To start things off, Coombs asked about the best ways for investors to protect themselves. Nadig suggested two strategies: reposition or hedge.
For repositioning, Nadig explained that gold is one of the obvious plays to rely on. He said the SPDR Gold Trust (GLD) is undoubtedly popular, adding cheaper funds exist as well such as the Aberdeen Standard Physical Gold Shares ETF (SGOL) or GraniteShares Gold Trust (BAR).
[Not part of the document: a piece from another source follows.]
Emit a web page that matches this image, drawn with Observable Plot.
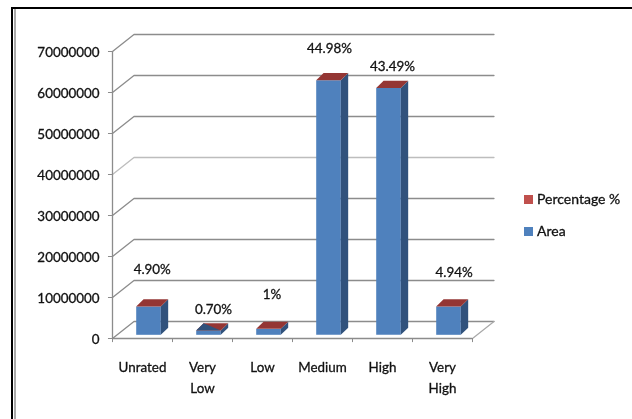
<!DOCTYPE html>
<html>
<head>
<meta charset="utf-8">
<script src="https://cdn.jsdelivr.net/npm/d3@7"></script>
<script src="https://cdn.jsdelivr.net/npm/@observablehq/plot@0.6"></script>
<style>
html,body{margin:0;padding:0;background:#fff;width:632px;height:419px;overflow:hidden;font-family:Lato,sans-serif}
#chart{position:absolute;left:0;top:0;filter:blur(0.35px)}
.frame{position:absolute;background:#000}
.legend{position:absolute;left:524px;font-size:14px;color:#111;line-height:16px;white-space:nowrap;filter:blur(0.35px);-webkit-text-stroke:0.3px #111}
.legend i{display:inline-block;width:9px;height:9px;margin-right:4px}
</style>
</head>
<body>
<div id="chart"></div>
<div class="frame" style="left:11px;top:7px;width:621px;height:2px"></div>
<div class="frame" style="left:11px;top:7px;width:2px;height:412px"></div>
<div class="frame" style="left:14px;top:9px;width:2px;height:410px;background:#aaa"></div>
<div class="legend" style="top:191px"><i style="background:#c0504d"></i>Percentage %</div>
<div class="legend" style="top:223px"><i style="background:#4f81bd"></i>Area</div>
<script>
const categories = ["Unrated", "Very\nLow", "Low", "Medium", "High", "Very\nHigh"];
const area = [6900000, 1050000, 1450000, 62100000, 60200000, 6900000];
const percentLabels = ["4.90%", "0.70%", "1%", "44.98%", "43.49%", "4.94%"];
const labelX = [0.662, 1.683, 2.66, 3.617, 4.667, 5.695];
const labelY = [16800000, 7050000, 10700000, 70600000, 66200000, 16060000];
const yTicks = [0, 10000000, 20000000, 30000000, 40000000, 50000000, 60000000, 70000000];

// Oblique projection of the 3-D chart expressed in data units
const wallDX = 0.358, wallDY = 4150000;
const barLeft = 0.395, barW = 0.41, barBase = 900000;
const sideDX = 0.123, sideDY = 1750000;

const blue = "#4f81bd", darkBlue = "#31527c", red = "#943634", gridDark = "#8c8c8c";

function poly(id, fill, pts) { return pts.map(([x, y]) => ({id, fill, x, y})); }

const faces = [];
area.forEach((v, i) => {
  const x0 = i + barLeft, x1 = x0 + barW, y0 = barBase, y1 = barBase + v;
  faces.push(...poly(`f${i}`, blue, [[x0,y0],[x1,y0],[x1,y1],[x0,y1]]));
  faces.push(...poly(`s${i}`, darkBlue, [[x1,y0],[x1+sideDX,y0+sideDY],[x1+sideDX,y1+sideDY],[x1,y1]]));
  faces.push(...poly(`t${i}`, red, [[x0,y1],[x1,y1],[x1+sideDX,y1+sideDY],[x0+sideDX,y1+sideDY]]));
  if (i === 1) {
    faces.push(...poly(`u${i}`, darkBlue, [[x0,y1],[x1,y1],[x0+sideDX,y1+sideDY]]));
  }
});

const wall = yTicks.flatMap(t => [
  {t, x: 0, y: t},
  {t, x: wallDX, y: t + wallDY},
  {t, x: 6 + wallDX, y: t + wallDY}
]);
const floorRight = [{x: 6, y: 0}, {x: 6 + wallDX, y: wallDY}];
const ticksX = d3.range(7);
const textStyle = {fontSize: 13.4, fill: "#111", stroke: "#111", strokeWidth: 0.3};

const plot = Plot.plot({
  width: 632,
  height: 419,
  marginLeft: 112,
  marginRight: 160,
  marginTop: 51,
  marginBottom: 81,
  x: {type: "linear", domain: [0, 6], axis: null},
  y: {type: "linear", domain: [0, 70000000], axis: null},
  style: {background: "transparent", fontFamily: "Lato, sans-serif"},
  marks: [
    Plot.line(wall, {x: "x", y: "y", z: "t", stroke: d => d.t === 40000000 ? "#bdbdbd" : gridDark, strokeWidth: 1.3}),
    Plot.line(floorRight, {x: "x", y: "y", stroke: "#a8a8a8", strokeWidth: 1.2}),
    Plot.ruleX([0], {y1: 0, y2: 70000000, stroke: gridDark, strokeWidth: 1.3}),
    Plot.ruleY([0], {x1: 0, x2: 6, stroke: gridDark, strokeWidth: 1.3}),
    Plot.ruleY(yTicks, {x1: -0.067, x2: 0, stroke: gridDark}),
    Plot.line(faces, {x: "x", y: "y", z: "id", fill: "fill", stroke: "none", curve: "linear-closed"}),
    Plot.ruleX(ticksX, {y1: -1000000, y2: 0, stroke: gridDark}),
    Plot.text(yTicks, {x: 0, y: d => d, text: d => String(d), textAnchor: "end", dx: -13, dy: 1.5, ...textStyle}),
    Plot.text(categories, {x: (d, i) => i + 0.5, y: 0, text: d => d, dy: 19, lineHeight: 1.55, lineAnchor: "top", ...textStyle}),
    Plot.text(percentLabels, {x: (d, i) => labelX[i], y: (d, i) => labelY[i], text: d => d, ...textStyle})
  ]
});
document.getElementById("chart").append(plot);
</script>
</body>
</html>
That in mind, Nadig also believes it to be more interesting to think about other ways of staying invested in the market.
“That can mean something as simple as looking at sectors of the market that may be a little immune to an ongoing concern about supply lines,” Nadig noted.
Rosenbluth added there are safer ways to approach investing from a sector level as well. He said investors could look to utilities with a fund like the Utilities Select Sector SPDR Fund (XLU), real estate, or lower volatility orientated ETFs such as the Invesco S&P 500 Low Volatility ETF (SPLV) or the iShares Edge MSCI Min Vol U.S.A. ETF (USMV). Focusing on these sorts of funds means seeing reliance on more defensives, with heavier weightings on these more stable sectors. Some exposure will remain for the more cyclical ones, so existing in the market is still possible. That said, there will be more protection for the downside, as opposed to shifting to fixed income with a mint product.
The question then becomes a matter of what else there is to worry about. The market is finally reacting, which has been expected by many for some time, despite a lack of talk in the first quarter. That in mind, it’s not as though it’s a significant change. As Nadig pointed out, these are still the same prices that were seen a couple of weeks ago.
“It may feel like a big correction right now, but it’s just a two week Groundhog Day,” Nadig said.
As Rosenbluth also pointed out, there will likely be more selling, leading to a reasonably quick bounce back. That said, the market is likely to be choppy until there’s great clarity of what lies ahead.
In terms of whether or not shorting some of these ETFs is an option, Nadig believed that’s purely a tactical strategy that shouldn’t be considered now (yesterday would have made sense). So, there’s an understandable reluctance to either go for whatever’s left at the bottom or believe there’s a guaranteed win on a short due to a speculative 10-day downturn.